2006 to 2005 Annual Comparison. Adjusted operating income decreased $141 million, from $188 million in 2005 to $47 million in
2006. Adjusted operating income from corporate operations decreased $111 million, from income of $83 million in 2005 to a loss of $28
million in 2006. Corporate operations investment income, net of interest expense, decreased $79 million primarily reflecting the impact of
deployment of our excess capital in our businesses and for share repurchases, increased borrowings, higher short term borrowing rates and
less favorable income from equity method investments.

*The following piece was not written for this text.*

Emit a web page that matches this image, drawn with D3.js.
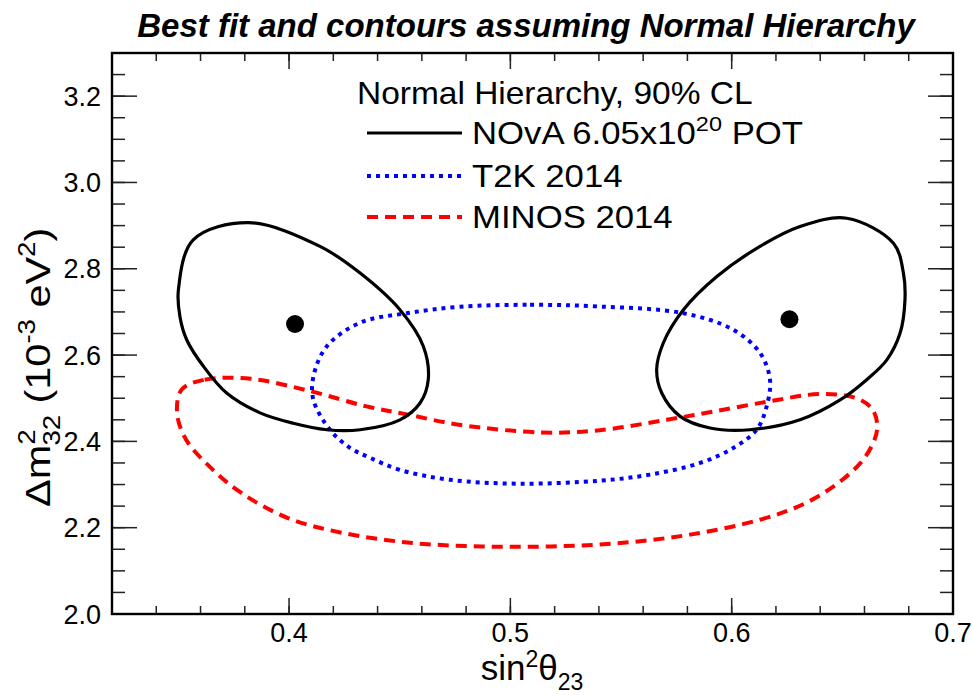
<!DOCTYPE html>
<html>
<head>
<meta charset="utf-8">
<script src="https://cdn.jsdelivr.net/npm/d3@7"></script>
<style>
  html, body { margin: 0; padding: 0; background: #fff; }
  svg { display: block; font-family: "Liberation Sans", Arial, Helvetica, sans-serif; }
</style>
</head>
<body>
<svg id="chart" width="973" height="695"></svg>
<script>
// 90% CL contours in (sin^2 theta23, dm^2_32 [1e-3 eV^2])
const novaLower = [
  [0.3816, 2.907], [0.4140, 2.852], [0.4321, 2.790], [0.4501, 2.705],
  [0.4607, 2.620], [0.4629, 2.543], [0.4592, 2.489], [0.4501, 2.450],
  [0.4321, 2.427], [0.4170, 2.427], [0.4019, 2.442], [0.3869, 2.466],
  [0.3718, 2.512], [0.3613, 2.574], [0.3538, 2.635], [0.3507, 2.689],
  [0.3500, 2.751], [0.3567, 2.867]
];
const novaUpper = [
  [0.6520, 2.917], [0.6731, 2.859], [0.6776, 2.790], [0.6783, 2.728],
  [0.6761, 2.651], [0.6701, 2.589], [0.6610, 2.543], [0.6490, 2.496],
  [0.6309, 2.450], [0.6083, 2.427], [0.5902, 2.431], [0.5767, 2.458],
  [0.5684, 2.512], [0.5661, 2.566], [0.5691, 2.628], [0.5782, 2.705],
  [0.5933, 2.782], [0.6128, 2.852], [0.6309, 2.898]
];
const t2k = [
  [0.4773, 2.712], [0.5089, 2.7165], [0.5405, 2.7125], [0.5782, 2.697],
  [0.6006, 2.659], [0.6128, 2.605], [0.6173, 2.543], [0.6158, 2.481],
  [0.6113, 2.427], [0.6008, 2.385], [0.5857, 2.350], [0.5631, 2.323],
  [0.5405, 2.309], [0.5044, 2.302], [0.4727, 2.311], [0.4501, 2.334],
  [0.4366, 2.362], [0.4275, 2.385], [0.4185, 2.427], [0.4110, 2.496],
  [0.4110, 2.550], [0.4170, 2.620], [0.4321, 2.675], [0.4532, 2.697]
];
const minos = [
  [0.3515, 2.520], [0.3619, 2.543], [0.3828, 2.545], [0.4099, 2.516],
  [0.4350, 2.481], [0.4538, 2.462], [0.4768, 2.4385], [0.5143, 2.4207],
  [0.5394, 2.4253], [0.5707, 2.450], [0.5916, 2.469], [0.6167, 2.4925],
  [0.6396, 2.5096], [0.6563, 2.5003], [0.6637, 2.4733], [0.6657, 2.427],
  [0.6605, 2.365], [0.6500, 2.311], [0.6334, 2.257], [0.6125, 2.218],
  [0.5812, 2.184], [0.5498, 2.1645], [0.5185, 2.1566], [0.4872, 2.1566],
  [0.4559, 2.1645], [0.4245, 2.1876], [0.3995, 2.2224], [0.3786, 2.280],
  [0.3640, 2.342], [0.3535, 2.404], [0.3494, 2.4656]
];
// best-fit points
const bestFits = [[0.4027, 2.672], [0.6261, 2.683]];

// axis ticks
const xMajor = [0.4, 0.5, 0.6, 0.7];
const xMajorLabels = ["0.4", "0.5", "0.6", "0.7"];
const yMajor = [2.0, 2.2, 2.4, 2.6, 2.8, 3.0, 3.2];
const yMajorLabels = ["2.0", "2.2", "2.4", "2.6", "2.8", "3.0", "3.2"];
const xMinor = d3.range(16, 36).map(i => i * 0.02);
const yMinor = d3.range(40, 67).map(i => i * 0.05);

const legendHeader = "Normal Hierarchy, 90% CL";
const legendEntries = [
  { key: "nova", label: ["NOvA 6.05x10", "20", " POT"] },
  { key: "t2k", label: ["T2K 2014"] },
  { key: "minos", label: ["MINOS 2014"] }
];

const styles = {
  nova: { stroke: "#000", width: 3.2, dash: null },
  t2k: { stroke: "#0000ff", width: 4, dash: "4,5" },
  minos: { stroke: "#ff0000", width: 4, dash: "11,7" }
};

const L = 112, R = 953, T = 53, B = 614;
const svg = d3.select("#chart");
const x = d3.scaleLinear().domain([0.32, 0.7]).range([L, R]);
const y = d3.scaleLinear().domain([2.0, 3.3]).range([B, T]);

const line = d3.line().x(d => x(d[0])).y(d => y(d[1]))
  .curve(d3.curveCatmullRomClosed.alpha(0.5));

const plot = svg.append("g");
plot.append("clipPath").attr("id", "clip").append("rect")
  .attr("x", L).attr("y", T).attr("width", R - L).attr("height", B - T);
const curves = plot.append("g").attr("clip-path", "url(#clip)");

function drawContour(data, st) {
  const p = curves.append("path").attr("d", line(data))
    .attr("fill", "none").attr("stroke", st.stroke)
    .attr("stroke-width", st.width).attr("stroke-linejoin", "round");
  if (st.dash) p.attr("stroke-dasharray", st.dash);
}
drawContour(minos, styles.minos);
drawContour(t2k, styles.t2k);
drawContour(novaLower, styles.nova);
drawContour(novaUpper, styles.nova);

curves.selectAll("circle.bf").data(bestFits).join("circle")
  .attr("class", "bf")
  .attr("cx", d => x(d[0])).attr("cy", d => y(d[1])).attr("r", 9)
  .attr("fill", "#000");

// frame ticks (inward, on all four sides)
const tk = svg.append("g").attr("stroke", "#222").attr("stroke-width", 1.5);
function xTicks(vals, len) {
  vals.forEach(v => {
    const px = x(v);
    tk.append("line").attr("x1", px).attr("x2", px).attr("y1", B).attr("y2", B - len);
    tk.append("line").attr("x1", px).attr("x2", px).attr("y1", T).attr("y2", T + len);
  });
}
function yTicks(vals, len) {
  vals.forEach(v => {
    const py = y(v);
    tk.append("line").attr("x1", L).attr("x2", L + len).attr("y1", py).attr("y2", py);
    tk.append("line").attr("x1", R).attr("x2", R - len).attr("y1", py).attr("y2", py);
  });
}
xTicks(xMinor, 8);
xTicks(xMajor, 16);
yTicks(yMinor, 13);
yTicks(yMajor, 25);

svg.append("rect").attr("x", L).attr("y", T).attr("width", R - L).attr("height", B - T)
  .attr("fill", "none").attr("stroke", "#000").attr("stroke-width", 2.4);

// tick labels
svg.append("g").selectAll("text").data(xMajor).join("text")
  .attr("x", d => x(d)).attr("y", 642)
  .attr("text-anchor", "middle").attr("font-size", 27)
  .text((d, i) => xMajorLabels[i]);
svg.append("g").selectAll("text").data(yMajor).join("text")
  .attr("x", 101).attr("y", d => y(d)).attr("dy", "0.36em")
  .attr("text-anchor", "end").attr("font-size", 27)
  .text((d, i) => yMajorLabels[i]);

// axis titles
const xt = svg.append("text").attr("x", 532).attr("y", 680)
  .attr("text-anchor", "middle").attr("font-size", 35);
xt.append("tspan").text("sin");
xt.append("tspan").attr("dy", -13).attr("font-size", 23).text("2");
xt.append("tspan").attr("dy", 13).text("θ");
xt.append("tspan").attr("dy", 10).attr("font-size", 23).text("23");

const yt = svg.append("g").attr("transform", "translate(50,507) rotate(-90) scale(1.15,1)")
  .append("text").attr("font-size", 36);
yt.append("tspan").text("Δm");
yt.append("tspan").attr("dy", -15).attr("font-size", 24).text("2");
yt.append("tspan").attr("dx", -14).attr("dy", 25).attr("font-size", 24).text("32");
yt.append("tspan").attr("dy", -10).text(" (10");
yt.append("tspan").attr("dy", -15).attr("font-size", 24).text("-3");
yt.append("tspan").attr("dy", 15).text(" eV");
yt.append("tspan").attr("dy", -15).attr("font-size", 24).text("2");
yt.append("tspan").attr("dy", 15).text(")");

// title
svg.append("text").attr("x", 526).attr("y", 37).attr("text-anchor", "middle")
  .attr("font-size", 33).attr("font-weight", "bold").attr("font-style", "italic")
  .text("Best fit and contours assuming Normal Hierarchy");

// legend
const lg = svg.append("g");
lg.append("g").attr("transform", "translate(357,104) scale(1.08,1)")
  .append("text").attr("font-size", 31).text(legendHeader);
const rowY = [133, 176, 217];
legendEntries.forEach((e, i) => {
  const st = styles[e.key];
  const l = lg.append("line").attr("x1", 367).attr("x2", 462)
    .attr("y1", rowY[i]).attr("y2", rowY[i])
    .attr("stroke", st.stroke).attr("stroke-width", st.width);
  if (st.dash) l.attr("stroke-dasharray", st.dash);
  const t = lg.append("g").attr("transform", `translate(472,${rowY[i] + 11}) scale(1.12,1)`)
    .append("text").attr("font-size", 31);
  t.append("tspan").text(e.label[0]);
  if (e.label.length > 1) {
    t.append("tspan").attr("dy", -13).attr("font-size", 21).text(e.label[1]);
    t.append("tspan").attr("dy", 13).text(e.label[2]);
  }
});
</script>
</body>
</html>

These items were partially offset by income from the investment of proceeds from
our convertible debt issuances of $2 billion principal amount in November 2005 and $2 billion principal amount in December 2006. In
2005, adjusted operating income from corporate operations included $20 million of non-recurring gains from home office property sales.
Corporate operations includes income from our qualified pension plan of $343 million in 2006, a decrease of $68 million from $411
million in 2005. The decline includes the impact of a reduction in the expected return on plan assets from 8.5% for 2005 to 8.0% for 2006.
General and administrative expenses, excluding income from our qualified pension plan, declined by $93 million, reflecting lower
employee benefit costs in 2006. Results for 2005 included the reversal of $30 million of amortization of deferred policy acquisition costs
recorded in earlier periods.
Adjusted operating income of our real estate and relocation services business decreased $30 million, from $105 million in 2005 to $75
million in 2006. The decline was driven by less favorable residential real estate market conditions in 2006.